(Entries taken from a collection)
= = = =
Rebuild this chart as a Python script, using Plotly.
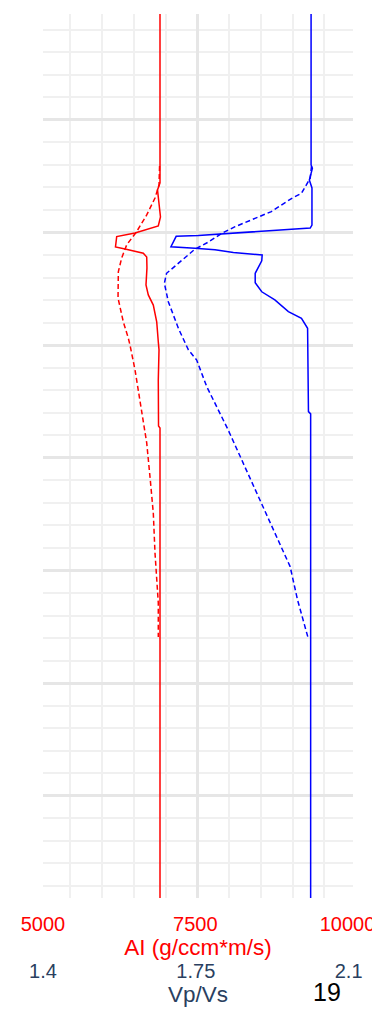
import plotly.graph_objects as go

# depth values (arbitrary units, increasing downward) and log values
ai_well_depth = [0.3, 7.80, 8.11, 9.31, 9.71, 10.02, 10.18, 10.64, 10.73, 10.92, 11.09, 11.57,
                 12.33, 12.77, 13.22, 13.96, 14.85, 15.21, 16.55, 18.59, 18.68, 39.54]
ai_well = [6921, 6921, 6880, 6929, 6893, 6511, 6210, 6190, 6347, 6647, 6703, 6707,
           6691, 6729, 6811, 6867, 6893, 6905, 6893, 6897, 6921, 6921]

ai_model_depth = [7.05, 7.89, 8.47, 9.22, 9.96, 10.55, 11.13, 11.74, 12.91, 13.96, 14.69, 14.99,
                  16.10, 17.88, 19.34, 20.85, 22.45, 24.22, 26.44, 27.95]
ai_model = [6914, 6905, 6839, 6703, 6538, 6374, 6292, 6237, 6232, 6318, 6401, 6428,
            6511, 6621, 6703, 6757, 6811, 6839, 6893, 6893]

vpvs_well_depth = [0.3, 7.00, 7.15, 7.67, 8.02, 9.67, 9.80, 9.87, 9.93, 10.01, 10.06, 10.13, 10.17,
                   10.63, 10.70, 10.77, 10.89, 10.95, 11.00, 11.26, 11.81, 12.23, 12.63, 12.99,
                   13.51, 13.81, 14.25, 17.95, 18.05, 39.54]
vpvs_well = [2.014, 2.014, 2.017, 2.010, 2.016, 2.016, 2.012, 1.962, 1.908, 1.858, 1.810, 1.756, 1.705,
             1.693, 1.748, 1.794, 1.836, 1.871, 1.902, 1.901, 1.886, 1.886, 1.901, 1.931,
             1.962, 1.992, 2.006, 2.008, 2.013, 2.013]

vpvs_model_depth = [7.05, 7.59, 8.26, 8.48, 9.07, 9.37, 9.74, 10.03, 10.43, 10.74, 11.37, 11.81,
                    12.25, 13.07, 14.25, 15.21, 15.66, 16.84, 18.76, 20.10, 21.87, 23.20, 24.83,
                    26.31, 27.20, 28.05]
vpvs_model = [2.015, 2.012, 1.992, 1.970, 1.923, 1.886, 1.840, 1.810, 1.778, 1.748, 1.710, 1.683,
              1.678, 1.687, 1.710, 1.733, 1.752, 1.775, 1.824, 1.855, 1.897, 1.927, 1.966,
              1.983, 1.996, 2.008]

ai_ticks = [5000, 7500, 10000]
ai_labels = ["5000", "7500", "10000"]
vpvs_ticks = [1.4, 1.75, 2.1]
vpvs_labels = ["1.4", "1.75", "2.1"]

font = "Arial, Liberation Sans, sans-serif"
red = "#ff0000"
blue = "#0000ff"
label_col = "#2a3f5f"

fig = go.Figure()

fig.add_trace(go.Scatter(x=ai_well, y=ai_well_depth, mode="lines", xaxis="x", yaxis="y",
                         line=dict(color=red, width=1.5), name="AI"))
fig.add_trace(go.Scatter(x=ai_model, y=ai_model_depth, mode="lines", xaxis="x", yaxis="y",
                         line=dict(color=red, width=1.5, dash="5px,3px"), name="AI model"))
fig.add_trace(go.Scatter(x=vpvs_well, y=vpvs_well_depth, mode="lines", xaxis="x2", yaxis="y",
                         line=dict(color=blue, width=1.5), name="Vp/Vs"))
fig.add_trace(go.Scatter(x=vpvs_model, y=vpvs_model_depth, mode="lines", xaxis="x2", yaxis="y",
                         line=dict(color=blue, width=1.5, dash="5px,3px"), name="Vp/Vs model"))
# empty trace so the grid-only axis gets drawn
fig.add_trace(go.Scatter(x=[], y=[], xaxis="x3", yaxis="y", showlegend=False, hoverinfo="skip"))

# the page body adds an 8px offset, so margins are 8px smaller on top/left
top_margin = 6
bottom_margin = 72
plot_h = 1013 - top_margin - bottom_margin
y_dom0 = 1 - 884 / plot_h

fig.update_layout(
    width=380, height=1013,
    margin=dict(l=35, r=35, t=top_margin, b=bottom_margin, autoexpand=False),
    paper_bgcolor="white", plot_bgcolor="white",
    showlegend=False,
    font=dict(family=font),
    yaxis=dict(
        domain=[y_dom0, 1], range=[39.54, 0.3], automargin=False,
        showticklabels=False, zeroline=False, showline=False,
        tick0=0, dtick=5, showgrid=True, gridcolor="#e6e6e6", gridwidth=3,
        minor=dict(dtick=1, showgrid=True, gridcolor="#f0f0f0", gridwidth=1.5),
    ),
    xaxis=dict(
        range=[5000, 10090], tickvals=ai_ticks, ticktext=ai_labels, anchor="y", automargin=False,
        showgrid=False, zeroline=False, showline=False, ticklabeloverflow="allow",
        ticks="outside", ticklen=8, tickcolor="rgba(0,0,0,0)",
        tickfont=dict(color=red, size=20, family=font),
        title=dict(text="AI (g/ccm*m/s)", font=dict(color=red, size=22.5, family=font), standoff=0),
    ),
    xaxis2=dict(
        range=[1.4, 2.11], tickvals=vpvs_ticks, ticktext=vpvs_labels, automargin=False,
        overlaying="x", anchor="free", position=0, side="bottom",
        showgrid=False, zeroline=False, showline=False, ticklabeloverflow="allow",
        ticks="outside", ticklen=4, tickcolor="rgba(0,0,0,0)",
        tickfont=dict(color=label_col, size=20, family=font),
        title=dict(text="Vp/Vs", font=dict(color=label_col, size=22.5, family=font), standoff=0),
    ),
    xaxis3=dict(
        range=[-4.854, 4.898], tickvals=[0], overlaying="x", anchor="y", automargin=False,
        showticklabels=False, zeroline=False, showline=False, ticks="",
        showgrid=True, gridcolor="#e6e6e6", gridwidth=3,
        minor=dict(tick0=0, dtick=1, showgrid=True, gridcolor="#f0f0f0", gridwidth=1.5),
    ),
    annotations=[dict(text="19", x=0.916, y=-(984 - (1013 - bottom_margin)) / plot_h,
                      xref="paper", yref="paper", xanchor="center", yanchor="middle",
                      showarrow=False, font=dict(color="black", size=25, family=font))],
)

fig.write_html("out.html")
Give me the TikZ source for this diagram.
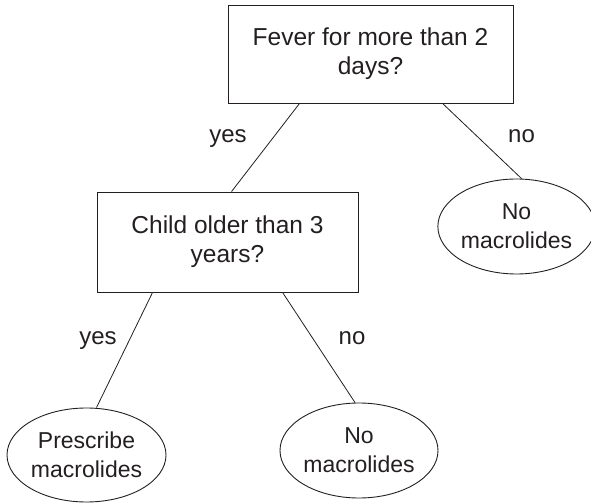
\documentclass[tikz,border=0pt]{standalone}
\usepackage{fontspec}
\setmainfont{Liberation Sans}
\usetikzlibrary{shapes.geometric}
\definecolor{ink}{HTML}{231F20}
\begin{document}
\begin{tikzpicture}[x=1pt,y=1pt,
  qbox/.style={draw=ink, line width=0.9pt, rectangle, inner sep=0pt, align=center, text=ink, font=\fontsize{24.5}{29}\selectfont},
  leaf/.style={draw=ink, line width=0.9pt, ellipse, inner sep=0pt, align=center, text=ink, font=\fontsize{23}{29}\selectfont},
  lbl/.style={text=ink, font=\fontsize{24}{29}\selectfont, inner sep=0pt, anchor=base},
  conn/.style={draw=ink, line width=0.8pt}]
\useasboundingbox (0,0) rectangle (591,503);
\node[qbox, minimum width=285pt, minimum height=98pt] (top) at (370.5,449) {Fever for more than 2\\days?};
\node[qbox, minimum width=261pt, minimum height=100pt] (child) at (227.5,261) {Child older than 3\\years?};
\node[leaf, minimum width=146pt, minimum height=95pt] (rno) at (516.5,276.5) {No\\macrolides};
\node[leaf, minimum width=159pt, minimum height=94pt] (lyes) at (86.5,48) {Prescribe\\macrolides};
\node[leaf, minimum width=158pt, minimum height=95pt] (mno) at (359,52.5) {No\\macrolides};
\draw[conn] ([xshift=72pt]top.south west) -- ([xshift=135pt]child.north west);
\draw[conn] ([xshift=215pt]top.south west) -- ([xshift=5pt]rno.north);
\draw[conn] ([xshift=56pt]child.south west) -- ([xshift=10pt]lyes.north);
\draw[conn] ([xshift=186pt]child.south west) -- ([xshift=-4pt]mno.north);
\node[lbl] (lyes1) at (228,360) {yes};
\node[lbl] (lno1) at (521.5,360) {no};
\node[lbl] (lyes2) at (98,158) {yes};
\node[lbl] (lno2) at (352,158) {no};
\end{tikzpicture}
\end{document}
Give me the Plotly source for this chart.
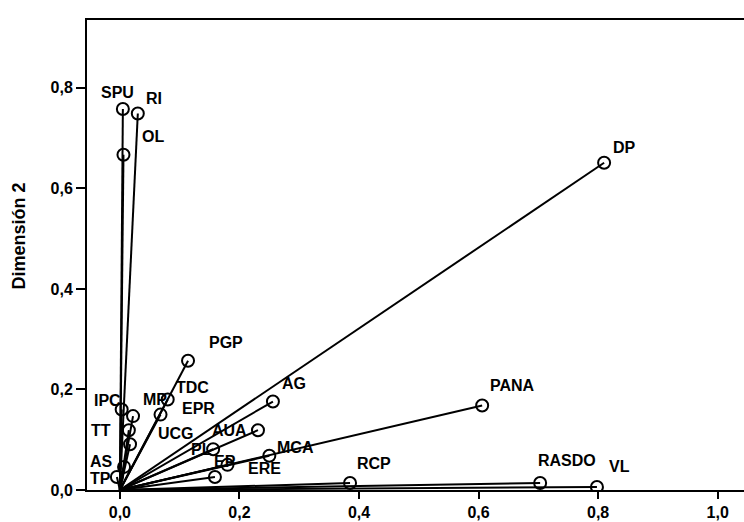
= = = =
Pictures stay out. Print the data exactly, from its first line through the line containing "import plotly.graph_objects as go".

SOLUTION TO THIS TASK
Rebuild this chart as a Python script, using Plotly.
import plotly.graph_objects as go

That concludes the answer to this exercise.